1. The third step, nitrification, also takes place in the soil. The ammonia formed during mineralization in the soils is converted into nitrites, NO2- and NO3-nitrates during nitrification. 

2. The plants and animals consuming the plants will use nitrates. 

3. In the soil, some bacteria can convert ammonia into nitrites. 

4. While nitrite is not usable by plants and animals directly, other bacteria may convert nitrites into nitrates, a form that is usable by plants and animals. 

5. For the bacteria involved in this process, this reaction provides energy. 

Nitrosomonas and Nitrobacter are the bacteria that help in fixing nitrogen. Nitrobacter transforms nitrites into nitrates; Nitrosomonas converts nitrites to ammonia. Only in the presence of oxygen can both forms of bacteria function. For plants, the nitrification process is essential as it creates an additional stash of usable nitrogen that can be consumed by the plants via their root systems. 


Immobilization, often defined as the reverse of mineralization, is the fourth stage of the nitrogen cycle. Together these two processes regulate the amount of nitrogen in the soil. Microorganisms living in the soil, just like plants, require nitrogen as an energy source. 

1. When the residues of decomposing plants do not contain enough nitrogen, these soil microorganisms pull nitrogen from the soil. 

2. These nitrogen sources are no longer available to plants when microorganisms take in ammonium (NH4+) and nitrate (NO3−) and can cause nitrogen deficiency or a lack of nitrogen. 

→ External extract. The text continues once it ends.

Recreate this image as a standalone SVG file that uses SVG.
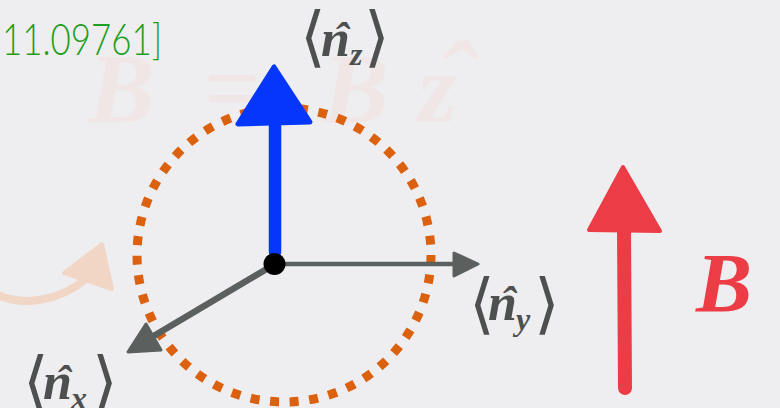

3. Therefore, immobilization binds up nitrogen in microorganisms. 

4. Immobilization, however, is essential because it helps to regulate and balance the amount of nitrogen in microorganisms in the soils by binding it up or immobilizing the nitrogen. 


1. Nitrogen returns to the air in the fifth stage of the nitrogen cycle when bacteria transform nitrates to atmospheric nitrogen (N2) via denitrification. 

2. As the gaseous form of nitrogen travels into the atmosphere, it results in an overall loss of nitrogen from soils.

Not enough nitrogen in the soils makes plants hungry, while too much of a good thing can be harmful: plants and even livestock can be contaminated by excess nitrogen! The contamination of our water supplies by excess nitrogen and other nutrients is a significant concern, as the decomposition of dead algae blooms is suffocating marine life. Farmers and communities need to increase crop absorption of added nutrients and adequately manage the excess of animal manure.